→ EXERCISE REQUIREMENTS
The listing below begins with the first line you should copy; stop after the line containing "1000 === 0 ? 1.3 : 1);", and drop every picture.

--- BEGIN SUPPLIED RECORDS ---

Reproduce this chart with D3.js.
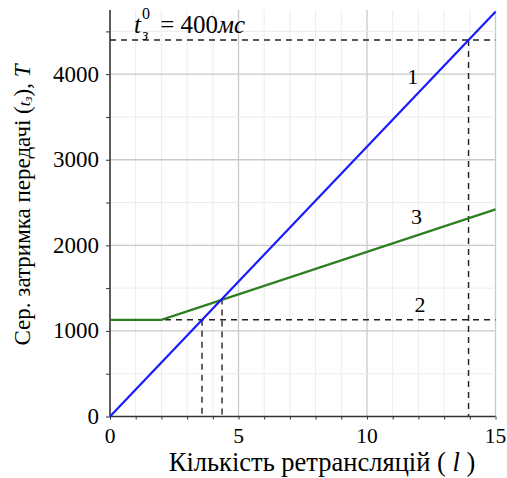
<!DOCTYPE html>
<html><head><meta charset="utf-8">
<script src="https://cdn.jsdelivr.net/npm/d3@7"></script>
</head><body style="margin:0">
<script>
// Data
const lineBlueL = [0, 15];
const lineBlueT = [0, 4730];
const lineGreenL = [0, 2, 15];
const lineGreenT = [1130, 1130, 2420];
const xTicks = [0, 5, 10, 15];
const yTicks = [0, 1000, 2000, 3000, 4000];
const refT0 = 4400;      // t_з^0 level
const refL0 = 13.95;
const level2 = 1130;
const cross2L = 3.58;
const cross3L = 4.36, cross3T = 1380;
const curveLabels = [{t:"1", l:11.78, T:3885}, {t:"3", l:11.93, T:2250}, {t:"2", l:12.06, T:1221}];

const W = 507, H = 478;
const FONT = '"Liberation Serif"';
const svg = d3.select("body").append("svg").attr("width", W).attr("height", H);
const x = d3.scaleLinear().domain([0, 15]).range([110, 495.5]);
const y = d3.scaleLinear().domain([0, 4750]).range([416.5, 10]);

// grid
const g = svg.append("g");
g.selectAll(".vminor").data(d3.range(0, 16, 1)).join("line")
  .attr("x1", d => x(d)).attr("x2", d => x(d)).attr("y1", y(0)).attr("y2", y(4750))
  .attr("stroke", d => d % 5 === 0 ? "#c9c9c9" : "#ececec").attr("stroke-width", d => d % 5 === 0 ? 1.3 : 1);
g.selectAll(".hminor").data(d3.range(500, 4751, 500)).join("line")
  .attr("y1", d => y(d)).attr("y2", d => y(d)).attr("x1", x(0)).attr("x2", x(15))
  .attr("stroke", d => d % 1000 === 0 ? "#c9c9c9" : "#ececec").attr("stroke-width", d => d % 1000 === 0 ? 1.3 : 1);

// dashed reference lines
const dash = svg.append("g").attr("stroke", "#222").attr("stroke-width", 1.4).attr("stroke-dasharray", "6,5").attr("fill", "none");
const segs = [
  [[0, refT0], [15, refT0]],
  [[refL0, refT0], [refL0, 0]],
  [[0, level2], [15, level2]],
  [[cross2L, level2], [cross2L, 0]],
  [[cross3L, cross3T], [cross3L, 0]]
];
const lg = d3.line().x(d => x(d[0])).y(d => y(d[1]));
dash.selectAll("path").data(segs).join("path").attr("d", lg);

// axes
const xAxis = d3.axisBottom(x).tickValues(d3.range(0, 16, 1)).tickSize(3).tickFormat("");
const yAxis = d3.axisLeft(y).tickValues(d3.range(0, 4751, 500)).tickSize(4).tickFormat("");
const ax = svg.append("g").attr("transform", `translate(0,${y(0)})`).call(xAxis);
const ay = svg.append("g").attr("transform", `translate(${x(0)},0)`).call(yAxis);
[ax, ay].forEach(a => {
  a.attr("font-family", null).attr("font-size", null);
  a.selectAll("text").remove();
  a.select(".domain").attr("stroke", "#333").attr("stroke-width", 1.5);
  a.selectAll(".tick line").attr("stroke", "#333");
});
ay.select(".domain").attr("d", `M-0,${y(0)}V${y(4750)}`);
ax.select(".domain").attr("d", `M${x(0)},0H${x(15)}`);

const labels = svg.append("g");
labels.selectAll(".xl").data(xTicks).join("text").attr("class", "xl")
  .attr("x", d => x(d)).attr("y", 443).attr("text-anchor", "middle").attr("font-size", 21.5).style("font-family", FONT).text(d => d);
labels.selectAll(".yl").data(yTicks).join("text").attr("class", "yl")
  .attr("x", 99).attr("y", d => y(d) + 7.5).attr("text-anchor", "end").attr("font-size", 23).style("font-family", FONT).text(d => d);

// curves
const line = d3.line().x(d => x(d[0])).y(d => y(d[1]));
svg.append("path").datum(lineGreenL.map((l, i) => [l, lineGreenT[i]])).attr("d", line)
  .attr("fill", "none").attr("stroke", "#2e7d22").attr("stroke-width", 2.2);
svg.append("path").datum(lineBlueL.map((l, i) => [l, lineBlueT[i]])).attr("d", line)
  .attr("fill", "none").attr("stroke", "#1a1aff").attr("stroke-width", 2.2);

// curve labels
svg.append("g").selectAll("text").data(curveLabels).join("text")
  .attr("x", d => x(d.l)).attr("y", d => y(d.T)).attr("text-anchor", "middle").attr("font-size", 22).style("font-family", FONT).text(d => d.t);

// annotation
const ann = svg.append("text").attr("x", 134).attr("y", 33).attr("font-size", 25).style("font-family", FONT);
ann.append("tspan").attr("font-style", "italic").text("t");
ann.append("tspan").attr("font-size", 16).attr("dx", 1).attr("dy", -14).text("0");
ann.append("tspan").attr("font-size", 16).attr("font-style", "italic").attr("dx", -8).attr("dy", 21).text("з");
ann.append("tspan").attr("dy", -7).attr("dx", 12).text("= 400");
ann.append("tspan").attr("font-style", "italic").text("мс");

// axis titles
const xt = svg.append("text").attr("x", 322).attr("y", 471).attr("text-anchor", "middle").attr("font-size", 26.5).style("font-family", FONT);
xt.append("tspan").text("Кількість ретрансляцій ( ");
xt.append("tspan").attr("font-style", "italic").text("l");
xt.append("tspan").text(" )");

const yt = svg.append("text").attr("transform", "translate(30,205) rotate(-90)").attr("text-anchor", "middle").attr("font-size", 23).style("font-family", FONT);
yt.append("tspan").text("Сер. затримка передачі (");
yt.append("tspan").attr("font-style", "italic").attr("font-size", 17).text("t");
yt.append("tspan").attr("font-style", "italic").attr("font-size", 13).attr("dy", 2).text("з");
yt.append("tspan").attr("dy", -2).text("), ");
yt.append("tspan").attr("font-style", "italic").text("T");
</script>
</body></html>
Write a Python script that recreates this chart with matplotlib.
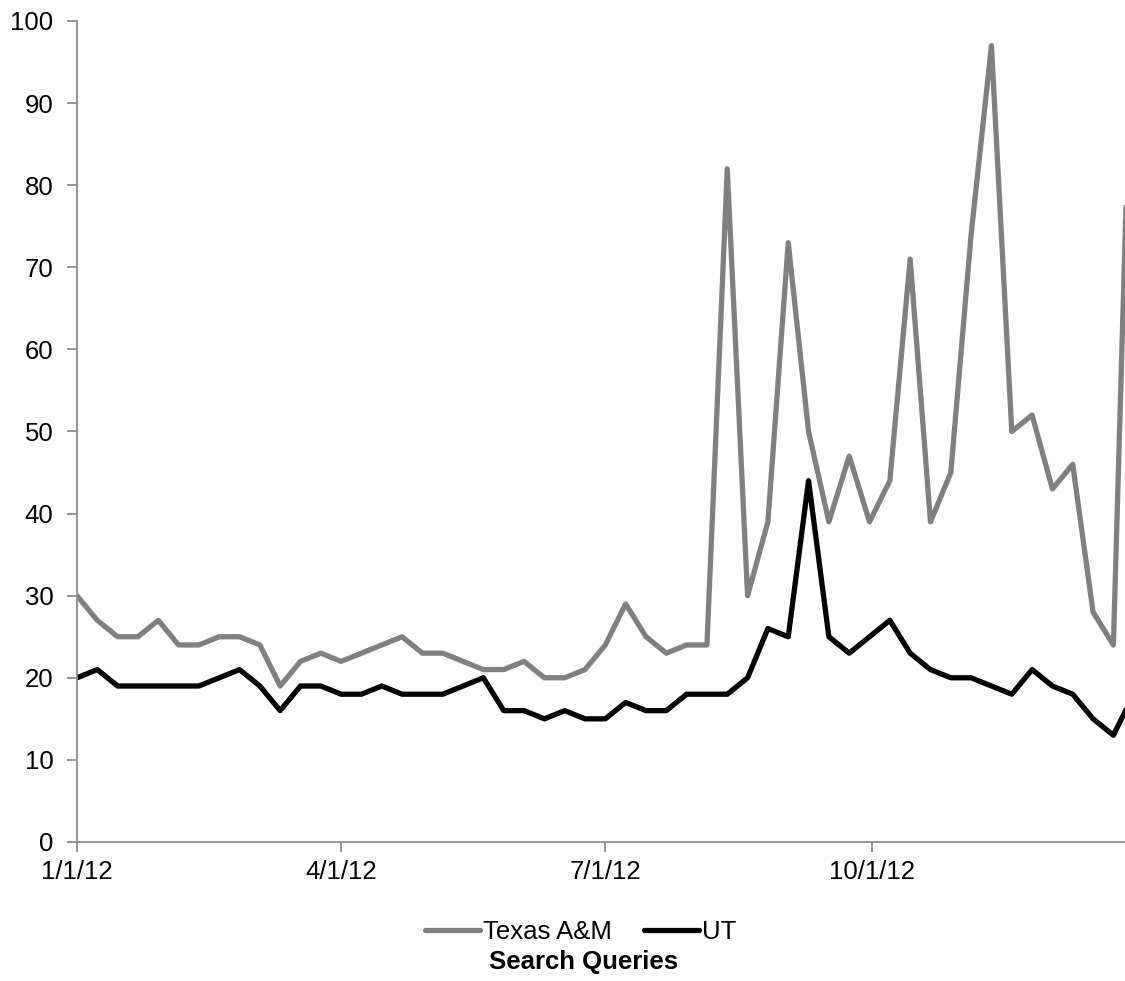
import matplotlib
matplotlib.use("Agg")
import matplotlib.pyplot as plt
import matplotlib.dates as mdates
import pandas as pd

plt.rcParams["font.family"] = ["Liberation Sans", "DejaVu Sans"]

# weekly search query index, first week starting 1/1/12
weeks = pd.date_range("2012-01-01", periods=53, freq="7D")

texas_am = [
    30, 27, 25, 25, 27, 24, 24, 25, 25, 24, 19, 22, 23, 22,
    23, 24, 25, 23, 23, 22, 21, 21, 22, 20, 20, 21, 24, 29,
    25, 23, 24, 24, 82, 30, 39, 73, 50, 39, 47, 39, 44, 71,
    39, 45, 74, 97, 50, 52, 43, 46, 28, 24, 110,
]
ut = [
    20, 21, 19, 19, 19, 19, 19, 20, 21, 19, 16, 19, 19, 18,
    18, 19, 18, 18, 18, 19, 20, 16, 16, 15, 16, 15, 15, 17,
    16, 16, 18, 18, 18, 20, 26, 25, 44, 25, 23, 25, 27, 23,
    21, 20, 20, 19, 18, 21, 19, 18, 15, 13, 18,
]

tick_dates = pd.to_datetime(["2012-01-01", "2012-04-01", "2012-07-01", "2012-10-01"])
tick_labels = ["1/1/12", "4/1/12", "7/1/12", "10/1/12"]
y_ticks = [0, 10, 20, 30, 40, 50, 60, 70, 80, 90, 100]

fig = plt.figure(figsize=(11.25, 9.81), dpi=100)
ax = fig.add_axes([0.0684, 0.1417, 0.9316, 0.8369])

ax.plot(weeks, texas_am, color="#808080", lw=3.8, label="Texas A&M",
        solid_joinstyle="round", solid_capstyle="round")
ax.plot(weeks, ut, color="black", lw=3.8, label="UT",
        solid_joinstyle="round", solid_capstyle="round")

ax.set_ylim(0, 100)
ax.set_xlim(pd.Timestamp("2012-01-01"), pd.Timestamp("2012-12-27"))
ax.set_yticks(y_ticks)
ax.set_xticks(mdates.date2num(tick_dates))
ax.set_xticklabels(tick_labels)

# spines and ticks
for side in ["top", "right"]:
    ax.spines[side].set_visible(False)
for side in ["left", "bottom"]:
    ax.spines[side].set_color("#8c8c8c")
    ax.spines[side].set_linewidth(1.3)
ax.tick_params(axis="both", colors="#8c8c8c", width=1.3, length=7,
               labelsize=18.5, labelcolor="black")
ax.tick_params(axis="x", pad=6)
ax.tick_params(axis="y", pad=10)

fig.legend(loc="center", bbox_to_anchor=(0.516, 0.050), ncol=2, frameon=False,
           fontsize=18.5, handlelength=2.15, handletextpad=0.1, columnspacing=1.25)
fig.text(0.519, 0.019, "Search Queries", ha="center", va="center",
         fontsize=18.5, fontweight="bold")

fig.savefig("out.png", dpi=100)
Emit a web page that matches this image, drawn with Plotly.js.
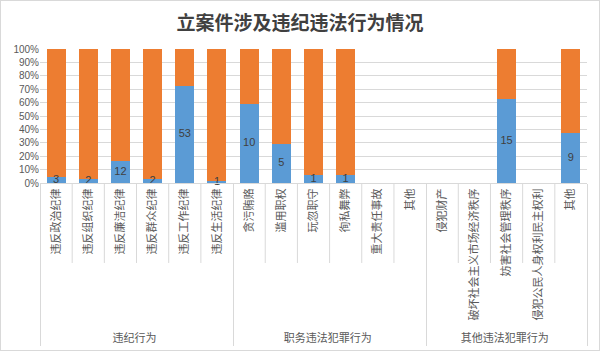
<!DOCTYPE html>
<html><head><meta charset="utf-8">
<script src="https://cdn.plot.ly/plotly-3.0.1.min.js"></script>
<style>html,body{margin:0;padding:0;background:#fff}#c{width:600px;height:351px;box-sizing:border-box;border:1px solid #D9D9D9}</style>
</head><body><div id="c"></div><script>
const groupNames = ['违纪行为','职务违法犯罪行为','其他违法犯罪行为'];
const categoryGroup = ['违纪行为','违纪行为','违纪行为','违纪行为','违纪行为','违纪行为',
  '职务违法犯罪行为','职务违法犯罪行为','职务违法犯罪行为','职务违法犯罪行为','职务违法犯罪行为','职务违法犯罪行为',
  '其他违法犯罪行为','其他违法犯罪行为','其他违法犯罪行为','其他违法犯罪行为','其他违法犯罪行为'];
// the second "其他" carries a zero-width space so the two groups keep separate categories
const categories = ['违反政治纪律','违反组织纪律','违反廉洁纪律','违反群众纪律','违反工作纪律','违反生活纪律',
  '贪污贿赂','滥用职权','玩忽职守','徇私舞弊','重大责任事故','其他',
  '侵犯财产','破坏社会主义市场经济秩序','妨害社会管理秩序','侵犯公民人身权利民主权利','其他\u200b'];
const caseCounts = [3,2,12,2,53,1, 10,5,1,1,null,null, null,null,15,null,9];
const otherCounts = [70,71,61,71,20,72, 7,12,16,16,null,null, null,null,9,null,15];
const countLabels = ['3','2','12','2','53','1','10','5','1','1','','','','','15','','9'];
const yTicks = [0,10,20,30,40,50,60,70,80,90,100];

const x = [categoryGroup, categories];
const font = "'Liberation Sans', 'Noto Sans CJK SC', sans-serif";
const cjk = "'Noto Sans CJK SC', sans-serif";

// label positions: middle of the blue (percent) segment
const labelY = caseCounts.map((v,i) => v == null ? null : 50 * v / (v + otherCounts[i]));

const traces = [
  {type:'bar', x:x, y:caseCounts, name:'立案件数', marker:{color:'#5B9BD5'}, hoverinfo:'x+y'},
  {type:'bar', x:x, y:otherCounts, name:'其他', marker:{color:'#ED7D31'}, hoverinfo:'x+y'},
  {type:'scatter', mode:'text', x:x, y:labelY, text:countLabels, textposition:'middle center',
   textfont:{family:font, size:11, color:'#404040'}, cliponaxis:false, hoverinfo:'skip'}
];

const nCat = categories.length;
const shapes = [];
for (let i = 1; i < nCat; i++) {
  if (i === 6 || i === 12) continue;
  shapes.push({type:'line', xref:'paper', yref:'paper', x0:i/nCat, x1:i/nCat, y0:0, y1:-0.597,
    line:{color:'#D9D9D9', width:1}});
}

const layout = {
  width:598, height:349,
  margin:{l:39, r:12, t:48, b:167},
  paper_bgcolor:'#fff', plot_bgcolor:'#fff',
  barmode:'stack', barnorm:'percent', bargap:0.41,
  showlegend:false,
  title:{text:'立案件涉及违纪违法行为情况', x:0.5, xanchor:'center', y:0.935, yanchor:'middle',
    font:{family:cjk, size:19, color:'#404040', weight:'bold'}},
  xaxis:{type:'multicategory', range:[-0.5, nCat-0.5], autorange:false, tickangle:-90,
    tickfont:{family:cjk, size:11, color:'#595959'},
    showline:true, linecolor:'#D9D9D9', linewidth:1, ticks:'',
    showdividers:true, dividercolor:'#D9D9D9', dividerwidth:1, showgrid:false},
  yaxis:{range:[0,100], tickvals:yTicks, ticktext:yTicks.map(v=>v+'%'), showgrid:true, gridcolor:'#D9D9D9',
    zeroline:false, showline:false, tickfont:{family:font, size:10, color:'#595959'}, ticks:'', fixedrange:true},
  shapes:shapes
};
Plotly.newPlot('c', traces, layout, {displayModeBar:false, staticPlot:true});
</script></body></html>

--- END SUPPLIED RECORDS ---

→ RESULT FOR THIS TASK
Reproduce this chart with D3.js.
<!DOCTYPE html>
<html><head><meta charset="utf-8">
<script src="https://cdn.jsdelivr.net/npm/d3@7"></script>
</head><body style="margin:0">
<script>
// Data
const lineBlueL = [0, 15];
const lineBlueT = [0, 4730];
const lineGreenL = [0, 2, 15];
const lineGreenT = [1130, 1130, 2420];
const xTicks = [0, 5, 10, 15];
const yTicks = [0, 1000, 2000, 3000, 4000];
const refT0 = 4400;      // t_з^0 level
const refL0 = 13.95;
const level2 = 1130;
const cross2L = 3.58;
const cross3L = 4.36, cross3T = 1380;
const curveLabels = [{t:"1", l:11.78, T:3885}, {t:"3", l:11.93, T:2250}, {t:"2", l:12.06, T:1221}];

const W = 507, H = 478;
const FONT = '"Liberation Serif"';
const svg = d3.select("body").append("svg").attr("width", W).attr("height", H);
const x = d3.scaleLinear().domain([0, 15]).range([110, 495.5]);
const y = d3.scaleLinear().domain([0, 4750]).range([416.5, 10]);

// grid
const g = svg.append("g");
g.selectAll(".vminor").data(d3.range(0, 16, 1)).join("line")
  .attr("x1", d => x(d)).attr("x2", d => x(d)).attr("y1", y(0)).attr("y2", y(4750))
  .attr("stroke", d => d % 5 === 0 ? "#c9c9c9" : "#ececec").attr("stroke-width", d => d % 5 === 0 ? 1.3 : 1);
g.selectAll(".hminor").data(d3.range(500, 4751, 500)).join("line")
  .attr("y1", d => y(d)).attr("y2", d => y(d)).attr("x1", x(0)).attr("x2", x(15))
  .attr("stroke", d => d % 1000 === 0 ? "#c9c9c9" : "#ececec").attr("stroke-width", d => d % 1000 === 0 ? 1.3 : 1);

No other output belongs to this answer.